Mexico is an F1 track which is comprised of tighter corners and long straights. The key to a fast lap time is attacking every corner. The quickest drivers learn where they can place their cars without breaking track limits. There are a few corners which give you the opportunity to put your wheels over the white line and shorten the track.
The fast nature of the Mexican circuit gives us the opportunity to lower our aerodynamics. Unlike many circuits, this Mexican circuit actually requires us to run higher front wing downforce than rear. This ensures the front of the car stays responsive eliminating any understeer.
You don’t require an overly high downforce rear end around Mexico. Most of the corners are slow speed, other than the fast esses before you hit the stadium section. These can be taken almost flat out, with a little lift to ensure the back end doesn’t become too loose.
Because many of the corners are low speed, that requires us to accelerate heavily from low speed. Despite this, many of the traction zones aren’t too bad for causing wheel spin. This gives us the opportunity to run a higher than average on-throttle differential setup.
Increasing this would normally cause excess tyre wear. However Mexico isn’t too hard on your tyres, so don’t worry too much about it. You should also look to increase your off-throttle differential to almost maximum. This will ensure you get the best run through the long last corner and through the esses.

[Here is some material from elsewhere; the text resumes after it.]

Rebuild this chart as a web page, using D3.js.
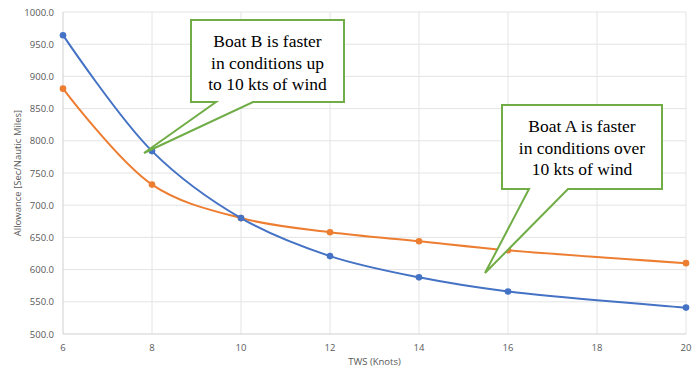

Because the modern Mexico circuit is light on tyre wear, we can setup our suspension geometry for maximum attack. We would recommend running close to a time trial setup for your suspension geometry.
The lower camber will give you higher levels of responsiveness, while the low toe will ensure you have the highest top speed possible. This is important around Mexico for both attacking and defending other drivers down the long straights.
Due to the fact that you will be attacking most of the corners, you will find yourself riding over the bumpy kerbs often. To ensure you don’t upset your car’s balance you should run a soft suspension setup for both the suspension and the anti-roll bars.
This soft setup also has the added benefit of decreasing tye wear. This, in combination with the aggressive suspension geometry, creates a very well balanced setup.
As with most of our F1 2020 setups, you should run a low ride height with more height at the rear of the car. This helps turn in and responsiveness in to the slow corners.
The long straights and slow corners mean only one thing. Heavy braking zones. You will want to maximise your braking performance to help you make and defend overtakes. Do this by increasing your brake pressure reasonably high.
Pair this with a brake bias that is balanced around 53-54. The more balanced brake bias takes a little weight out of the front under braking, allowing the front end to be a little more responsive.
Due to the aggressive nature of our setup up to now, we would recommend using the tyre pressures to help tyre wear. You can lower your pressures, front and rear, to help improve tyre wear through a long race. If you find you aren’t suffering with too much tyre wear, you can keep these around default.
How To Best Drive The Mexican Grand Prix Circuit in F1 2020
Mexico is an extremely popular circuit among league racers and online lobbies. It is a fast circuit where you can attack almost every corner. There are long straights and heavy braking zones which promote on track battling.
The Mexican setup guide above should ensure you have the highest straight line speed. This will give you a great advantage heading down the long straights. Turns 1 and 4 provide the best opportunity to attack the car in front, and both are DRS assisted.